The Kolkata bench of the Customs, Excise and Service Tax Appellate Tribunal (CESTAT) held that the demand duty cannot be sustained when the cenvat credit amount is utilized in the subsequent period and no loss has been made to the revenue.
The Appellants, M/s. Eminent Healthcare & Cosmetics Private Limited are manufacturers of Cosmetics falling under Chapter 33 of the Central Excise Tariff, 1985. The Deputy Commissioner of Central Excise, Guwahati by exercising the power under Section 153(4) of the Finance Act, 2003 passed confirming the demand of Rs.22,01,868/- together with interest amounting to Rs.15,65,611/-. On appeal, the Commissioner (Appeals) passed the impugned order confirming the demands.

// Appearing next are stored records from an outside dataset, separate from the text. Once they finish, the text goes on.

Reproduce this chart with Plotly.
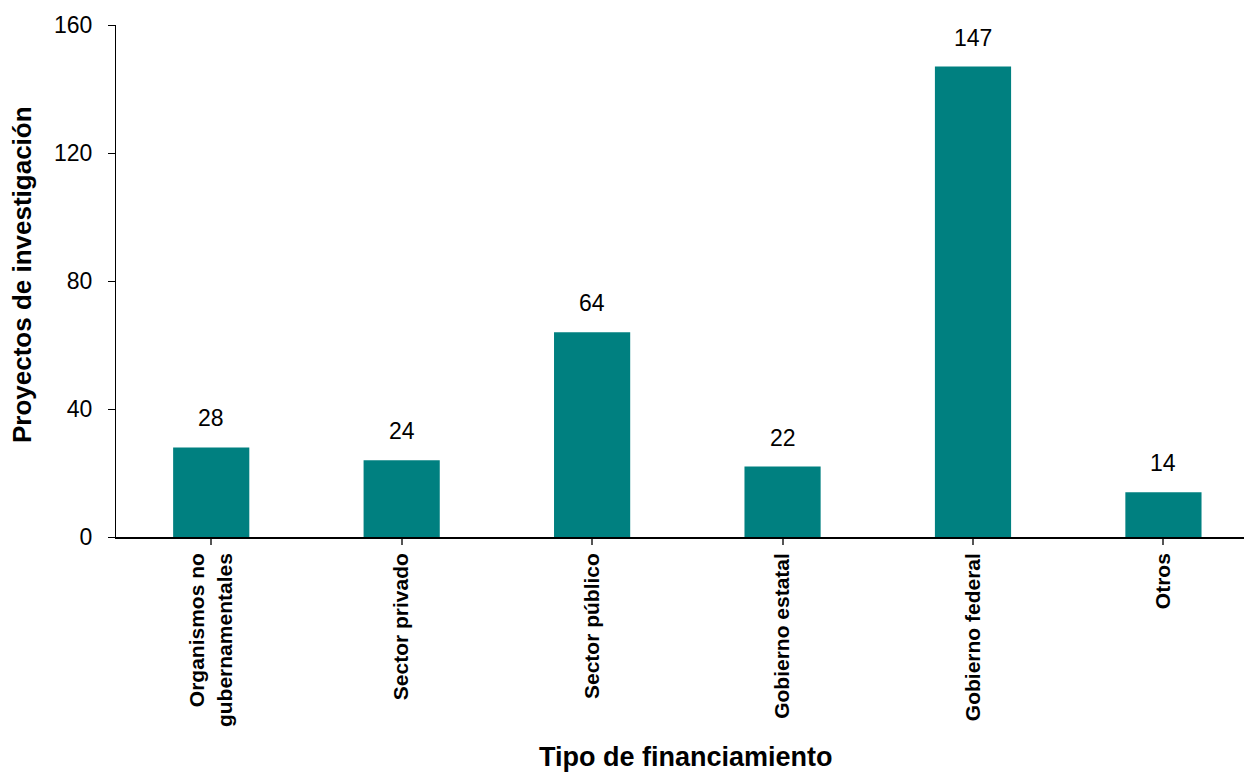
import plotly.graph_objects as go

categories = ["Organismos no<br>gubernamentales", "Sector privado", "Sector público",
              "Gobierno estatal", "Gobierno federal", "Otros"]
values = [28, 24, 64, 22, 147, 14]
y_ticks = [0, 40, 80, 120, 160]

FONT = "Liberation Sans, Arial, sans-serif"

fig = go.Figure()
fig.add_trace(go.Bar(
    x=list(range(len(categories))), y=values,
    marker=dict(color="#008080", line=dict(width=0)),
    width=0.40,
    hoverinfo="skip",
))

for i, v in enumerate(values):
    fig.add_annotation(x=i, y=v, text=str(v), showarrow=False,
                       yanchor="bottom", yshift=14,
                       font=dict(family=FONT, size=23, color="black"))

fig.add_annotation(text="<b>Tipo de financiamiento</b>", xref="paper", yref="paper",
                   x=0.5018, y=-0.4297, xanchor="center", yanchor="middle",
                   showarrow=False, font=dict(family=FONT, size=27, color="black"))
fig.add_annotation(text="<b>Proyectos de investigación</b>", xref="paper", yref="paper",
                   x=-0.0827, y=0.5117, xanchor="center", yanchor="middle", textangle=-90,
                   showarrow=False, font=dict(family=FONT, size=26, color="black"))

fig.update_layout(
    width=1244, height=764,
    margin=dict(l=108, r=0, t=17, b=235),
    paper_bgcolor="white", plot_bgcolor="white",
    showlegend=False,
    font=dict(family=FONT, color="black"),
    bargap=0.6,
)
fig.update_xaxes(
    automargin=False,
    range=[-0.5, 5.465],
    tickmode="array", tickvals=list(range(len(categories))), ticktext=categories,
    tickangle=-90,
    tickfont=dict(family=FONT, size=21, color="black", weight="bold"),
    showline=True, linecolor="black", linewidth=1.5,
    ticks="outside", ticklen=6, tickcolor="#555", tickwidth=1.5,
    tickson="boundaries",
    showgrid=False, zeroline=False,
)
fig.update_yaxes(
    automargin=False,
    range=[0, 160],
    tickmode="array", tickvals=y_ticks,
    tickfont=dict(family=FONT, size=23, color="black"),
    ticklabelstandoff=11,
    showline=True, linecolor="black", linewidth=1,
    ticks="outside", ticklen=7, tickcolor="black",
    showgrid=False, zeroline=False,
)

fig.write_html("out.html")
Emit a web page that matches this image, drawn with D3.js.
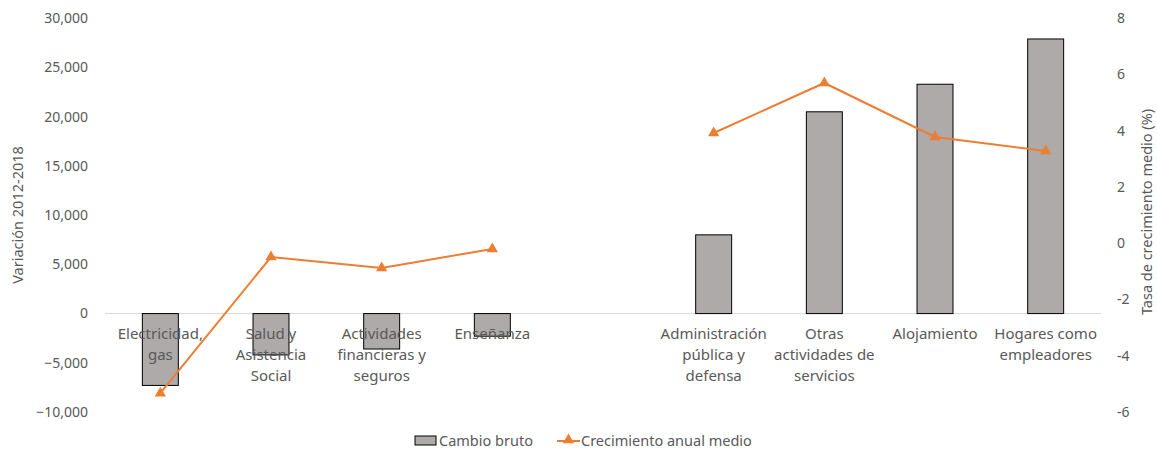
<!DOCTYPE html>
<html>
<head>
<meta charset="utf-8">
<script src="https://cdn.jsdelivr.net/npm/d3@7"></script>
<style>
  html, body { margin: 0; padding: 0; background: #fff; }
  svg { display: block; font-family: "Noto Sans", "Open Sans", sans-serif; }
</style>
</head>
<body>
<svg id="chart" width="1157" height="451"></svg>
<script>
// Sectors (an empty slot separates losers from gainers)
const categories = [
  "Electricidad,|gas",
  "Salud y|Asistencia|Social",
  "Actividades|financieras y|seguros",
  "Enseñanza",
  "",
  "Administración|pública y|defensa",
  "Otras|actividades de|servicios",
  "Alojamiento",
  "Hogares como|empleadores"
];
// Net change in employment 2012-2018
const cambioBruto = [-7300, -4200, -3600, -2300, null, 8000, 20500, 23300, 27900];
// Average annual growth rate (%)
const crecimiento = [-5.33, -0.49, -0.88, -0.2, null, 3.92, 5.7, 3.78, 3.28];

const leftTicks = [-10000, -5000, 0, 5000, 10000, 15000, 20000, 25000, 30000];
const rightTicks = [-6, -4, -2, 0, 2, 4, 6, 8];

const svg = d3.select("#chart");
const textColor = "#595959";
const barFill = "#AEAAAA";
const lineColor = "#ED7D31";

const plotTop = 18.3, plotBottom = 412;
const x = d3.scaleBand().domain(d3.range(categories.length))
  .range([105, 1101]).paddingInner(0.675).paddingOuter(0.3375);
const yL = d3.scaleLinear().domain([-10000, 30000]).range([plotBottom, plotTop]);
const yR = d3.scaleLinear().domain([-6, 8]).range([plotBottom, plotTop]);

// Left axis labels
const fmt = d3.format(",");
svg.append("g").selectAll("text").data(leftTicks).join("text")
  .attr("x", 88).attr("y", d => yL(d)).attr("dy", "0.35em")
  .attr("text-anchor", "end").attr("fill", textColor).style("font-size", "14px")
  .text(d => fmt(d));

// Right axis labels
svg.append("g").selectAll("text").data(rightTicks).join("text")
  .attr("x", 1117).attr("y", d => yR(d)).attr("dy", "0.35em")
  .attr("text-anchor", "start").attr("fill", textColor).style("font-size", "14px")
  .text(d => d);

// Axis titles
svg.append("text")
  .attr("transform", `translate(23,215) rotate(-90)`)
  .attr("text-anchor", "middle").attr("fill", textColor).style("font-size", "14.5px")
  .text("Variación 2012-2018");
svg.append("text")
  .attr("transform", `translate(1152,212) rotate(-90)`)
  .attr("text-anchor", "middle").attr("fill", textColor).style("font-size", "14.5px")
  .text("Tasa de crecimiento medio (%)");

// Zero baseline
svg.append("line")
  .attr("x1", 105).attr("x2", 1101)
  .attr("y1", yL(0)).attr("y2", yL(0))
  .attr("stroke", "#D9D9D9").attr("stroke-width", 1);

// Bars
const barData = cambioBruto.map((v, i) => ({ i, v })).filter(d => d.v !== null);
svg.append("g").selectAll("rect").data(barData).join("rect")
  .attr("x", d => x(d.i))
  .attr("width", x.bandwidth())
  .attr("y", d => Math.min(yL(d.v), yL(0)))
  .attr("height", d => Math.abs(yL(d.v) - yL(0)))
  .attr("fill", barFill).attr("stroke", "#000").attr("stroke-width", 1);

// Category labels (drawn over the bars)
const labels = svg.append("g");
categories.forEach((c, i) => {
  if (!c) return;
  const t = labels.append("text")
    .attr("text-anchor", "middle").attr("fill", textColor).style("font-size", "15px");
  c.split("|").forEach((line, k) => {
    t.append("tspan").attr("x", x(i) + x.bandwidth() / 2)
      .attr("y", 339 + k * 21).text(line);
  });
});

// Growth line
const lineData = crecimiento.map((v, i) => ({ i, v })).filter(d => d.v !== null);
const cx = d => x(d.i) + x.bandwidth() / 2;
const segs = [lineData.slice(0, 4), lineData.slice(4)];
const line = d3.line().x(cx).y(d => yR(d.v));
svg.append("g").selectAll("path").data(segs).join("path")
  .attr("d", line).attr("fill", "none")
  .attr("stroke", lineColor).attr("stroke-width", 2);

const tri = d3.symbol().type(d3.symbolTriangle).size(55);
svg.append("g").selectAll("path").data(lineData).join("path")
  .attr("transform", d => `translate(${cx(d)},${yR(d.v)})`)
  .attr("d", tri).attr("fill", lineColor);

// Legend
const lg = svg.append("g");
lg.append("rect").attr("x", 415).attr("y", 436).attr("width", 21).attr("height", 9)
  .attr("fill", barFill).attr("stroke", "#000").attr("stroke-width", 1);
lg.append("text").attr("x", 439).attr("y", 445.5).attr("fill", textColor)
  .style("font-size", "14.5px").text("Cambio bruto");
lg.append("line").attr("x1", 557).attr("x2", 580).attr("y1", 441).attr("y2", 441)
  .attr("stroke", lineColor).attr("stroke-width", 2);
lg.append("path").attr("transform", "translate(568.5,440)").attr("d", tri).attr("fill", lineColor);
lg.append("text").attr("x", 581).attr("y", 445.5).attr("fill", textColor)
  .style("font-size", "14.5px").text("Crecimiento anual medio");
</script>
</body>
</html>
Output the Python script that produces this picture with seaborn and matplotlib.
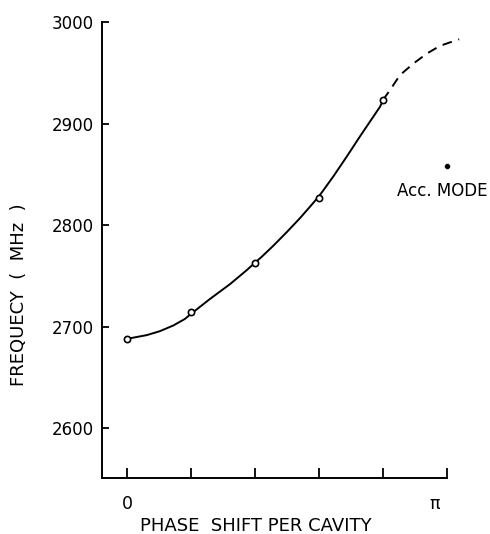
import numpy as np
import pandas as pd
import matplotlib
matplotlib.use("Agg")
import matplotlib.pyplot as plt
import matplotlib.transforms as mtransforms
import seaborn as sns

# measured points (phase in units of pi, frequency MHz)
meas_phase = [0.0, 0.2, 0.4, 0.6, 0.8]
meas_freq = [2688, 2714, 2763, 2827, 2923]

# solid curve
solid_phase = [0.0, 0.015, 0.062, 0.103, 0.145, 0.181, 0.2, 0.259, 0.322, 0.374,
               0.4, 0.421, 0.457, 0.499, 0.541, 0.577, 0.6, 0.613, 0.645, 0.687,
               0.728, 0.770, 0.791, 0.8]
solid_freq = [2688.0, 2688.9, 2691.7, 2695.6, 2701.2, 2707.6, 2712.6, 2727.2, 2741.9,
              2755.6, 2763.0, 2768.8, 2779.6, 2793.0, 2807.0, 2820.0, 2828.5, 2834.0,
              2848.0, 2867.6, 2887.3, 2906.9, 2916.7, 2923.2]

# dashed extrapolation
dash_phase = [0.8, 0.822, 0.853, 0.895, 0.937, 0.978, 1.020, 1.038]
dash_freq = [2923.2, 2933.0, 2947.7, 2959.1, 2968.9, 2976.5, 2981.1, 2983.0]

# accelerating mode
acc_phase = [1.0]
acc_freq = [2858]

yticks = [2600, 2700, 2800, 2900, 3000]
xticks = [0.0, 0.2, 0.4, 0.6, 0.8, 1.0]
xticklabels = ["0", "", "", "", "", "π"]

sns.set_style("ticks")
plt.rcParams['font.family'] = ['DejaVu Sans']
plt.rcParams.update({"text.color": "black", "axes.labelcolor": "black",
                     "xtick.color": "black", "ytick.color": "black",
                     "axes.edgecolor": "black"})

fig = plt.figure(figsize=(4.9, 5.34), dpi=100)
ax = fig.add_axes([102/490, 56/534, 345/490, 456/534])

pi = np.pi
solid = pd.DataFrame({"x": np.array(solid_phase) * pi, "y": solid_freq})
dash = pd.DataFrame({"x": np.array(dash_phase) * pi, "y": dash_freq})
meas = pd.DataFrame({"x": np.array(meas_phase) * pi, "y": meas_freq})
acc = pd.DataFrame({"x": np.array(acc_phase) * pi, "y": acc_freq})

sns.lineplot(data=solid, x="x", y="y", ax=ax, color="black", lw=1.4, sort=False)
ax.lines[-1].set_solid_capstyle("round")
ax.lines[-1].set_solid_joinstyle("round")
sns.lineplot(data=dash, x="x", y="y", ax=ax, color="black", lw=1.4, sort=False)
ax.lines[-1].set_dashes([5, 3.5])
ax.lines[-1].set_clip_on(False)
ax.plot(meas["x"], meas["y"], "o", mfc="white", mec="black", ms=4.5, mew=1.2, zorder=5)
sns.scatterplot(data=acc, x="x", y="y", ax=ax, color="black", s=18, zorder=5, clip_on=False)

ax.text(0.984 * pi, 2834, "Acc. MODE", ha="center", va="center", fontsize=12)

ax.set_xlim(-0.078 * pi, 1.0 * pi)
ax.set_ylim(2551, 3000)
ax.set_yticks(yticks)
ax.set_xticks(np.array(xticks) * pi)
ax.set_xticklabels(xticklabels)

sns.despine(ax=ax)
for s in ax.spines.values():
    s.set_linewidth(1.4)
ax.tick_params(axis="y", direction="in", length=5, width=1.3, pad=6, labelsize=12)
ax.tick_params(axis="x", direction="in", length=7, width=1.3, pad=12, labelsize=12.5)

# pi label sits slightly left of its tick in the reference
pi_lab = ax.get_xticklabels()[-1]
pi_lab.set_transform(pi_lab.get_transform() +
                     mtransforms.ScaledTranslation(-12/100, 0, fig.dpi_scale_trans))

ax.set_xlabel("PHASE  SHIFT PER CAVITY", fontsize=13)
ax.set_ylabel("FREQUECY  (  MHz  )", fontsize=13)
ax.xaxis.set_label_coords(0.446, -0.085)
ax.yaxis.set_label_coords(-0.214, 0.401)

fig.savefig("out.png", dpi=100)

The Appellant submitted that immediately after the amendment of NN-32/99-CE, vide NN-61/02-CE w.e.f. 23.12.2002, they started utilizing the accumulated CENVAT credit on inputs as well as capital goods available with it diligently towards the payment of duty for subsequent months. Starting from 23.12.2002, they have utilized CENVAT credit for the payment of duty, and on the continuous utilization, the balance in the CENVAT account became “Nil”.
It was submitted that the excess refund that the department claimed to have sanctioned to the Appellants up to 22.12.2002 was adjusted by sanctioning lower/nil refund claims during the period after 23.12.2002 on account of the utilization of the accumulated CENVAT credit.
In the case of Commissioner of C. Ex., Jammu vs. New India Wire, the CESTAT, Delhi allowed the contention of the assessee that once the very same amount of Cenvat credit was utilized in the subsequent period, there is no loss to the revenue and thus, no demand is sustainable. It was also held that confirming demand in such a scenario would defeat the purpose of the notification.
The Two-member bench comprising of R. Muralidhar (Judicial member) and K. Anpazhakan (Technical member) in view of the cited decision held that the demand confirmed in the impugned order was not sustainable. Therefore, the bench set aside the order, and the appeal of the appellate was allowed.